[Begin]

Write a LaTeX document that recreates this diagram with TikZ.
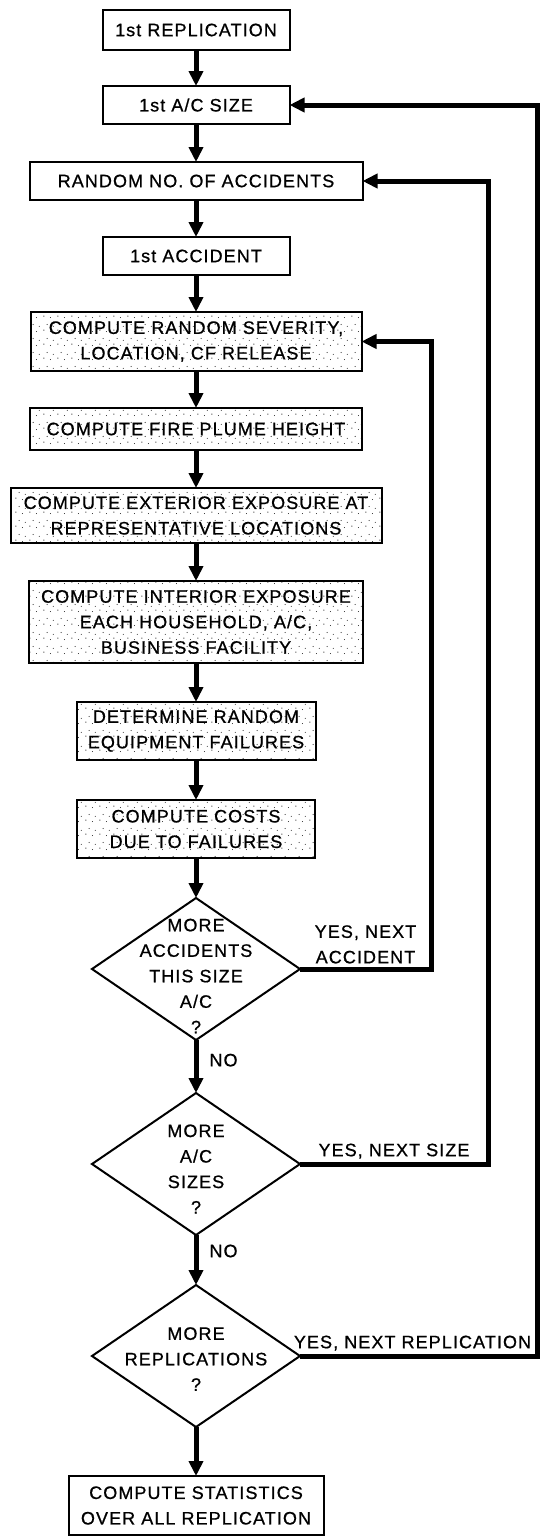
\documentclass[tikz,border=0pt]{standalone}
\usepackage{fontspec}
\setmainfont{Liberation Sans}
\newfontfamily\chartfont[LetterSpace=6, FakeBold=0.8]{Liberation Sans}
\usetikzlibrary{arrows.meta, positioning, shapes.geometric, patterns.meta}

\tikzdeclarepattern{
  name=stipple,
  bounding box={(0pt,0pt) and (14pt,14pt)},
  tile size={(14pt,14pt)},
  code={
    \pgfpathcircle{\pgfpoint{2pt}{3pt}}{0.6pt}
    \pgfpathcircle{\pgfpoint{9pt}{1.5pt}}{0.5pt}
    \pgfpathcircle{\pgfpoint{5.5pt}{9pt}}{0.6pt}
    \pgfpathcircle{\pgfpoint{12pt}{7pt}}{0.5pt}
    \pgfusepath{fill}
  }
}

\begin{document}
\begin{tikzpicture}[
    node distance=38pt,
    txt/.style={font=\chartfont\fontsize{18}{25.5}\selectfont, align=center},
    box/.style={draw, line width=2pt, txt, outer sep=0pt, inner sep=4pt,
                minimum height=38pt},
    dotbox/.style={box, pattern=stipple},
    decision/.style={diamond, draw, line width=2pt, outer sep=0pt, inner sep=0pt,
                     minimum width=208pt, minimum height=142pt},
    lbl/.style={txt, inner sep=3pt},
    arr/.style={-{Triangle[length=15pt, width=14pt]}, line width=5pt}
  ]
    \useasboundingbox (0,0) rectangle (540pt,-1537pt);
    \node[box, minimum width=187pt, minimum height=40pt] (repl) at (196pt,-30pt)
      {1st REPLICATION};
    \node[box, minimum width=187pt, below=36pt of repl] (acsize) {1st A/C SIZE};
    \node[box, minimum width=333pt, below=of acsize] (nacc) {RANDOM NO. OF ACCIDENTS};
    \node[box, minimum width=187pt, below=37pt of nacc] (acc1) {1st ACCIDENT};
    \node[dotbox, minimum width=331pt, minimum height=59pt, below=37pt of acc1] (sev)
      {COMPUTE RANDOM SEVERITY,\\LOCATION, CF RELEASE};
    \node[dotbox, minimum width=332pt, minimum height=42pt, below=37pt of sev] (plume)
      {COMPUTE FIRE PLUME HEIGHT};
    \node[dotbox, minimum width=371pt, minimum height=55pt, below=of plume] (ext)
      {COMPUTE EXTERIOR EXPOSURE AT\\REPRESENTATIVE LOCATIONS};
    \node[dotbox, minimum width=334pt, minimum height=82pt, below=of ext] (intr)
      {COMPUTE INTERIOR EXPOSURE\\EACH HOUSEHOLD, A/C,\\BUSINESS FACILITY};
    \node[dotbox, minimum width=239pt, minimum height=58pt, below=39pt of intr] (fail)
      {DETERMINE RANDOM\\EQUIPMENT FAILURES};
    \node[dotbox, minimum width=238pt, minimum height=58pt, below=40pt of fail] (cost)
      {COMPUTE COSTS\\DUE TO FAILURES};
    \node[decision, below=40pt of cost,
          label={[txt, yshift=-7pt]center:MORE\\ACCIDENTS\\THIS SIZE\\A/C\\?}] (moreacc) {};
    \node[decision, below=53pt of moreacc,
          label={[txt, yshift=-5pt]center:MORE\\A/C\\SIZES\\?}] (moresize) {};
    \node[decision, below=50pt of moresize,
          label={[txt, yshift=-3pt]center:MORE\\REPLICATIONS\\?}] (morerep) {};
    \node[box, minimum width=255pt, minimum height=59pt, below=49pt of morerep] (stats)
      {COMPUTE STATISTICS\\OVER ALL REPLICATION};

    % return rails on the right
    \coordinate (railacc) at (431pt,0);
    \coordinate (railsize) at (488pt,0);
    \coordinate (railrep) at (537pt,0);

    \draw[arr] (repl) -- (acsize);
    \draw[arr] (acsize) -- (nacc);
    \draw[arr] (nacc) -- (acc1);
    \draw[arr] (acc1) -- (sev);
    \draw[arr] (sev) -- (plume);
    \draw[arr] (plume) -- (ext);
    \draw[arr] (ext) -- (intr);
    \draw[arr] (intr) -- (fail);
    \draw[arr] (fail) -- (cost);
    \draw[arr] (cost) -- (moreacc);
    \draw[arr] (moreacc) -- node[lbl, right=8pt, pos=0.38] {NO} (moresize);
    \draw[arr] (moresize) -- node[lbl, right=8pt, pos=0.32] {NO} (morerep);
    \draw[arr] (morerep) -- (stats);

    \draw[arr] (moreacc.east) -- node[lbl, above] {YES, NEXT\\ACCIDENT}
      (moreacc.east -| railacc) |- (sev.east);
    \draw[arr] (moresize.east) -- node[lbl, above] {YES, NEXT SIZE}
      (moresize.east -| railsize) |- (nacc.east);
    \draw[arr] (morerep.east) -- node[lbl, above, xshift=-6pt] {YES, NEXT REPLICATION}
      (morerep.east -| railrep) |- (acsize.east);
\end{tikzpicture}
\end{document}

[End]

> **TASK OBJECTIVE**: Leave the images out, please, and restate each line word for word.

> **FULL ANSWER**:
Write a LaTeX document that recreates this diagram with TikZ.
\documentclass[tikz,border=0pt]{standalone}
\usepackage{fontspec}
\setmainfont{Liberation Sans}
\newfontfamily\chartfont[LetterSpace=6, FakeBold=0.8]{Liberation Sans}
\usetikzlibrary{arrows.meta, positioning, shapes.geometric, patterns.meta}

\tikzdeclarepattern{
  name=stipple,
  bounding box={(0pt,0pt) and (14pt,14pt)},
  tile size={(14pt,14pt)},
  code={
    \pgfpathcircle{\pgfpoint{2pt}{3pt}}{0.6pt}
    \pgfpathcircle{\pgfpoint{9pt}{1.5pt}}{0.5pt}
    \pgfpathcircle{\pgfpoint{5.5pt}{9pt}}{0.6pt}
    \pgfpathcircle{\pgfpoint{12pt}{7pt}}{0.5pt}
    \pgfusepath{fill}
  }
}

\begin{document}
\begin{tikzpicture}[
    node distance=38pt,
    txt/.style={font=\chartfont\fontsize{18}{25.5}\selectfont, align=center},
    box/.style={draw, line width=2pt, txt, outer sep=0pt, inner sep=4pt,
                minimum height=38pt},
    dotbox/.style={box, pattern=stipple},
    decision/.style={diamond, draw, line width=2pt, outer sep=0pt, inner sep=0pt,
                     minimum width=208pt, minimum height=142pt},
    lbl/.style={txt, inner sep=3pt},
    arr/.style={-{Triangle[length=15pt, width=14pt]}, line width=5pt}
  ]
    \useasboundingbox (0,0) rectangle (540pt,-1537pt);
    \node[box, minimum width=187pt, minimum height=40pt] (repl) at (196pt,-30pt)
      {1st REPLICATION};
    \node[box, minimum width=187pt, below=36pt of repl] (acsize) {1st A/C SIZE};
    \node[box, minimum width=333pt, below=of acsize] (nacc) {RANDOM NO. OF ACCIDENTS};
    \node[box, minimum width=187pt, below=37pt of nacc] (acc1) {1st ACCIDENT};
    \node[dotbox, minimum width=331pt, minimum height=59pt, below=37pt of acc1] (sev)
      {COMPUTE RANDOM SEVERITY,\\LOCATION, CF RELEASE};
    \node[dotbox, minimum width=332pt, minimum height=42pt, below=37pt of sev] (plume)
      {COMPUTE FIRE PLUME HEIGHT};
    \node[dotbox, minimum width=371pt, minimum height=55pt, below=of plume] (ext)
      {COMPUTE EXTERIOR EXPOSURE AT\\REPRESENTATIVE LOCATIONS};
    \node[dotbox, minimum width=334pt, minimum height=82pt, below=of ext] (intr)
      {COMPUTE INTERIOR EXPOSURE\\EACH HOUSEHOLD, A/C,\\BUSINESS FACILITY};
    \node[dotbox, minimum width=239pt, minimum height=58pt, below=39pt of intr] (fail)
      {DETERMINE RANDOM\\EQUIPMENT FAILURES};
    \node[dotbox, minimum width=238pt, minimum height=58pt, below=40pt of fail] (cost)
      {COMPUTE COSTS\\DUE TO FAILURES};
    \node[decision, below=40pt of cost,
          label={[txt, yshift=-7pt]center:MORE\\ACCIDENTS\\THIS SIZE\\A/C\\?}] (moreacc) {};
    \node[decision, below=53pt of moreacc,
          label={[txt, yshift=-5pt]center:MORE\\A/C\\SIZES\\?}] (moresize) {};
    \node[decision, below=50pt of moresize,
          label={[txt, yshift=-3pt]center:MORE\\REPLICATIONS\\?}] (morerep) {};
    \node[box, minimum width=255pt, minimum height=59pt, below=49pt of morerep] (stats)
      {COMPUTE STATISTICS\\OVER ALL REPLICATION};

    % return rails on the right
    \coordinate (railacc) at (431pt,0);
    \coordinate (railsize) at (488pt,0);
    \coordinate (railrep) at (537pt,0);

    \draw[arr] (repl) -- (acsize);
    \draw[arr] (acsize) -- (nacc);
    \draw[arr] (nacc) -- (acc1);
    \draw[arr] (acc1) -- (sev);
    \draw[arr] (sev) -- (plume);
    \draw[arr] (plume) -- (ext);
    \draw[arr] (ext) -- (intr);
    \draw[arr] (intr) -- (fail);
    \draw[arr] (fail) -- (cost);
    \draw[arr] (cost) -- (moreacc);
    \draw[arr] (moreacc) -- node[lbl, right=8pt, pos=0.38] {NO} (moresize);
    \draw[arr] (moresize) -- node[lbl, right=8pt, pos=0.32] {NO} (morerep);
    \draw[arr] (morerep) -- (stats);

    \draw[arr] (moreacc.east) -- node[lbl, above] {YES, NEXT\\ACCIDENT}
      (moreacc.east -| railacc) |- (sev.east);
    \draw[arr] (moresize.east) -- node[lbl, above] {YES, NEXT SIZE}
      (moresize.east -| railsize) |- (nacc.east);
    \draw[arr] (morerep.east) -- node[lbl, above, xshift=-6pt] {YES, NEXT REPLICATION}
      (morerep.east -| railrep) |- (acsize.east);
\end{tikzpicture}
\end{document}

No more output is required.